[seanhunter]

It pains me that the author (and many others) refer to cosine similarity as a distance metric. The cosine of an angle is a quick measure of how close the direction between two vectors is, however it is not a distance metric (which would measure the distance between their endpoint).

Thought experiment: If I go outside and point at the moon, the cosine of the angle between the position vector of my finger and the position vector of the moon relative to me is 1.[1] However my finger is very much not on the moon. The distance between the two vectors is very large even though their angle is zero.

That's why it's cosine similarity not cosine distance. If your embedding methodology is trained such that the angle between vectors is a good enough proxy for distance then it will be[2]. But it's not a distance measure.

[1] because the angle is 0 and cos 0 = 1.

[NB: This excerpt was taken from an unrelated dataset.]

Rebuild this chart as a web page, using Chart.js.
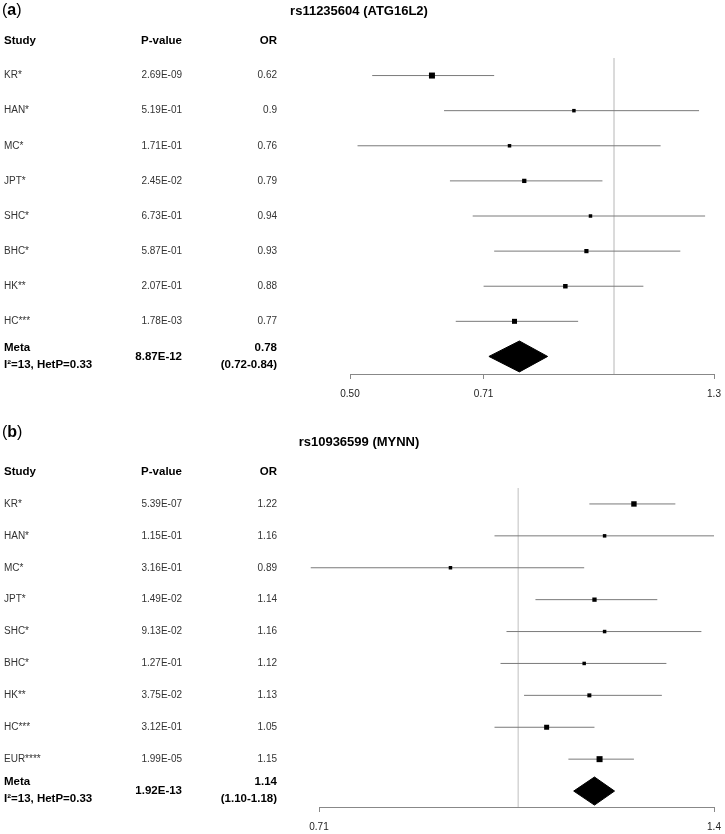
<!DOCTYPE html>
<html lang="en">

<head>
    <meta charset="UTF-8" />
    <title>Forest plots</title>
    <script src="https://cdn.jsdelivr.net/npm/chart.js"></script>
    <style>
        body { margin: 0; background: #fff; }
        .panel { position: relative; width: 725px; }
    </style>
</head>

<body>
    <div class="panel" style="height:415px"><canvas id="chartA"></canvas></div>
    <div class="panel" style="height:419px"><canvas id="chartB"></canvas></div>
    <script>
        // (a) rs11235604 (ATG16L2)
        const studiesA = ["KR*", "HAN*", "MC*", "JPT*", "SHC*", "BHC*", "HK**", "HC***"];
        const pValuesA = ["2.69E-09", "5.19E-01", "1.71E-01", "2.45E-02", "6.73E-01", "5.87E-01", "2.07E-01", "1.78E-03"];
        const orA = [0.62, 0.9, 0.76, 0.79, 0.94, 0.93, 0.88, 0.77];
        const lowA = [0.53, 0.64, 0.51, 0.65, 0.69, 0.73, 0.71, 0.66];
        const highA = [0.73, 1.25, 1.13, 0.97, 1.27, 1.19, 1.08, 0.91];
        const weightA = [6.0, 3.5, 3.5, 4.3, 3.5, 4.2, 4.5, 5.0];
        const metaA = [0.78, 0.72, 0.84]; // OR, lower, upper
        const metaPA = "8.87E-12";
        const metaHetA = "I\u00b2=13, HetP=0.33";
        const ticksA = [0.5, 0.71, 1.3];
        const tickLabelsA = ["0.50", "0.71", "1.3"];

        // (b) rs10936599 (MYNN)
        const studiesB = ["KR*", "HAN*", "MC*", "JPT*", "SHC*", "BHC*", "HK**", "HC***", "EUR****"];
        const pValuesB = ["5.39E-07", "1.15E-01", "3.16E-01", "1.49E-02", "9.13E-02", "1.27E-01", "3.75E-02", "3.12E-01", "1.99E-05"];
        const orB = [1.22, 1.16, 0.89, 1.14, 1.16, 1.12, 1.13, 1.05, 1.15];
        const lowB = [1.13, 0.96, 0.70, 1.03, 0.98, 0.97, 1.01, 0.96, 1.09];
        const highB = [1.31, 1.40, 1.12, 1.27, 1.37, 1.29, 1.28, 1.14, 1.22];
        const weightB = [5.4, 3.5, 3.5, 4.3, 3.5, 3.5, 4.0, 5.0, 6.0];
        const metaB = [1.14, 1.10, 1.18];
        const metaPB = "1.92E-13";
        const metaHetB = "I\u00b2=13, HetP=0.33";
        const ticksB = [0.71, 1.4];
        const tickLabelsB = ["0.71", "1.4"];

        const FONT = "'Liberation Sans', Arial, sans-serif";

        function forest(id, p) {
            const n = p.studies.length; // meta row index
            const datasets = [];
            // squares
            datasets.push({
                data: p.or.map((v, i) => ({ x: v, y: i })),
                pointStyle: "rect",
                pointRadius: p.weight.map((w) => w / Math.SQRT2),
                backgroundColor: "#000",
                borderWidth: 0,
            });
            // meta diamond
            const h = 0.44;
            datasets.push({
                data: [
                    { x: p.meta[1], y: n },
                    { x: p.meta[0], y: n - h },
                    { x: p.meta[2], y: n },
                    { x: p.meta[0], y: n + h },
                    { x: p.meta[1], y: n },
                ],
                showLine: true,
                fill: "shape",
                backgroundColor: "#000",
                borderColor: "#000",
                borderWidth: 1,
                pointRadius: 0,
            });
            // confidence intervals
            p.low.forEach((lo, i) => {
                datasets.push({
                    data: [{ x: lo, y: i }, { x: p.high[i], y: i }],
                    showLine: true,
                    borderColor: "#7a7a7a",
                    borderWidth: 1,
                    pointRadius: 0,
                    clip: false,
                });
            });
            // null line at OR = 1
            datasets.push({
                data: [{ x: 1, y: -0.5 }, { x: 1, y: n + 0.5 }],
                showLine: true,
                borderColor: "#d6d6d6",
                borderWidth: 1,
                pointRadius: 0,
            });

            const table = {
                id: "table",
                afterDraw(chart) {
                    const ctx = chart.ctx;
                    const ys = chart.scales.y;
                    ctx.save();
                    ctx.textBaseline = "middle";
                    // panel letter
                    ctx.fillStyle = "#000";
                    ctx.textAlign = "left";
                    ctx.font = "16px " + FONT;
                    ctx.fillText("(", 2, p.letterY);
                    let x = 2 + ctx.measureText("(").width;
                    ctx.font = "bold 16px " + FONT;
                    ctx.fillText(p.letter, x, p.letterY);
                    x += ctx.measureText(p.letter).width;
                    ctx.font = "16px " + FONT;
                    ctx.fillText(")", x, p.letterY);
                    // title
                    ctx.font = "bold 13px " + FONT;
                    ctx.textAlign = "center";
                    ctx.fillText(p.title, 359, p.titleY);
                    // header
                    const hy = ys.getPixelForValue(-1);
                    ctx.font = "bold 11.5px " + FONT;
                    ctx.textAlign = "left";
                    ctx.fillText("Study", 4, hy);
                    ctx.textAlign = "right";
                    ctx.fillText("P-value", 182, hy);
                    ctx.fillText("OR", 277, hy);
                    // rows
                    ctx.font = "10px " + FONT;
                    ctx.fillStyle = "#333";
                    p.studies.forEach((s, i) => {
                        const y = ys.getPixelForValue(i);
                        ctx.textAlign = "left";
                        ctx.fillText(s, 4, y);
                        ctx.textAlign = "right";
                        ctx.fillText(p.pValues[i], 182, y);
                        ctx.fillText(String(p.or[i]), 277, y);
                    });
                    // meta row
                    const my = ys.getPixelForValue(n);
                    ctx.fillStyle = "#000";
                    ctx.font = "bold 11.5px " + FONT;
                    ctx.textAlign = "left";
                    ctx.fillText("Meta", 4, my - 9);
                    ctx.fillText(p.het, 4, my + 8);
                    ctx.textAlign = "right";
                    ctx.fillText(p.metaP, 182, my);
                    ctx.fillText(p.meta[0].toFixed(2), 277, my - 9);
                    ctx.fillText("(" + p.meta[1].toFixed(2) + "-" + p.meta[2].toFixed(2) + ")", 277, my + 8);
                    ctx.restore();
                },
            };

            return new Chart(document.getElementById(id), {
                type: "scatter",
                data: { datasets },
                plugins: [table],
                options: {
                    responsive: true,
                    maintainAspectRatio: false,
                    animation: false,
                    events: [],
                    layout: { padding: p.padding },
                    plugins: { legend: { display: false }, tooltip: { enabled: false } },
                    scales: {
                        x: {
                            type: "logarithmic",
                            min: p.ticks[0],
                            max: p.ticks[p.ticks.length - 1],
                            afterBuildTicks: (s) => {
                                s.ticks = p.ticks.map((v) => ({ value: v }));
                            },
                            afterFit: (s) => {
                                s.height = 26;
                                s.paddingLeft = 0;
                                s.paddingRight = 0;
                            },
                            ticks: {
                                autoSkip: false,
                                maxRotation: 0,
                                padding: 9,
                                color: "#222",
                                font: { family: FONT, size: 10 },
                                callback: (v, i) => p.tickLabels[i],
                            },
                            grid: { drawOnChartArea: false, tickLength: 5, color: "#888" },
                            border: { color: "#888" },
                        },
                        y: { type: "linear", reverse: true, min: -0.5, max: n + 0.5, display: false },
                    },
                },
            });
        }

        forest("chartA", {
            studies: studiesA, pValues: pValuesA, or: orA, low: lowA, high: highA, weight: weightA,
            meta: metaA, metaP: metaPA, het: metaHetA, ticks: ticksA, tickLabels: tickLabelsA,
            letter: "a", letterY: 11, title: "rs11235604 (ATG16L2)", titleY: 11,
            padding: { left: 350, right: 11, top: 58, bottom: 15 },
        });
        forest("chartB", {
            studies: studiesB, pValues: pValuesB, or: orB, low: lowB, high: highB, weight: weightB,
            meta: metaB, metaP: metaPB, het: metaHetB, ticks: ticksB, tickLabels: tickLabelsB,
            letter: "b", letterY: 18, title: "rs10936599 (MYNN)", titleY: 27,
            padding: { left: 319, right: 11, top: 73, bottom: 1 },
        });
    </script>
</body>

</html>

[2] A self-fulfilling prophesy but this actually is in the power of the people making the embedding to make true, presumably because the training will disperse the embeddings such that their magnitude is roughly equal so you'll have a kind of high-dimensional sphere of embeddings with most of the actual vectors ending on the outside of the sphere and not too many points far on the interior and not too many points spiking way out the sides. It seems OpenAI also normalize all the vectors so they are all unit vectors so the magnitude doesn't matter. But it's still not a distance measure.

[xplt]

On point.

Just because the L2-norm yields the same rankings as cosine similarity for the particular case of normalized embeddings when retrieving relevant documents doesn't mean that any other L-norm or commonly used measure in the field of (un)supervised learning or information retrieval presents itself as a viable alternative for the problem at hand — which, by the way, had to be guessed too.

Looking at the "history" of this development (e.g. bag-of-words model, curse of dimensionality etc.) provides a solid explanation for why we've ended up using embeddings and cosine similarity for retrieval.

Though, I'm curious to see any advancements and new approaches in this area. This might sound snarky, but I still commend the author for doing what I wasn't able to by now: writing down their view of the world and putting it out for public scrutiny.

[seanhunter]

BTW the author mentions Mahalanobis distance[1]. This is a good one to know about but it isn't useful in this application. As I understand it (having used it a bit and even implemented the algorithm a couple of times) Mahalanobis distance multiplies by the inverse of the covariance matrix. What that does is essentially undo covariance if the dimensions of your space are not equivalent. So if moving in one dimension is highly correlated with moving in another dimension, Mahalanobis distance corrects for that effect.

[1] https://en.wikipedia.org/wiki/Mahalanobis_distance

[setopt]

Another formulation of this which I like is that the Mahalanoubis distance measures “how many standard deviations apart” two state vectors are.

Note that since the covariance matrix has variance on the diagonal, it corrects not only for correlations but also normalizes each dimension using their standard deviation.

[senderista]

You can recover a distance metric from the cosine similarity of unit (i.e. normalized) vectors by taking their Euclidean distance, which can be written as basically a square root of the complement of cosine similarity. Or you can just take the complement and forget the square root, which isn't technically a distance metric but might be good enough. Or you can invert cosine similarity to get angular distance, which is a true distance metric but might be too expensive.

[jacobolus]

Both chord length and arc length can be good ones. For some purposes versine (1 - cosine, sometimes called the "normal distance") and the half-tangent of arc length (i.e. the distance to one point when stereographically projected so the center of projection is the other point) are also useful types of quasi-distance. https://davidhestenes.net/geocalc/pdf/CompGeom-ch3.pdf

[saltcured]

Isn't that normalization in high dimensions pretty much the whole point?

You don't care about differing radius at all, and the angle between the unit radial vectors directly correlates to the "great circle distance" between the points on the surface, right?

[seanhunter]

Correct but that doesn't make cosine similarity a distance metric. It just means n this particular case arc length is your distance metric and you're using trigonometry to get it.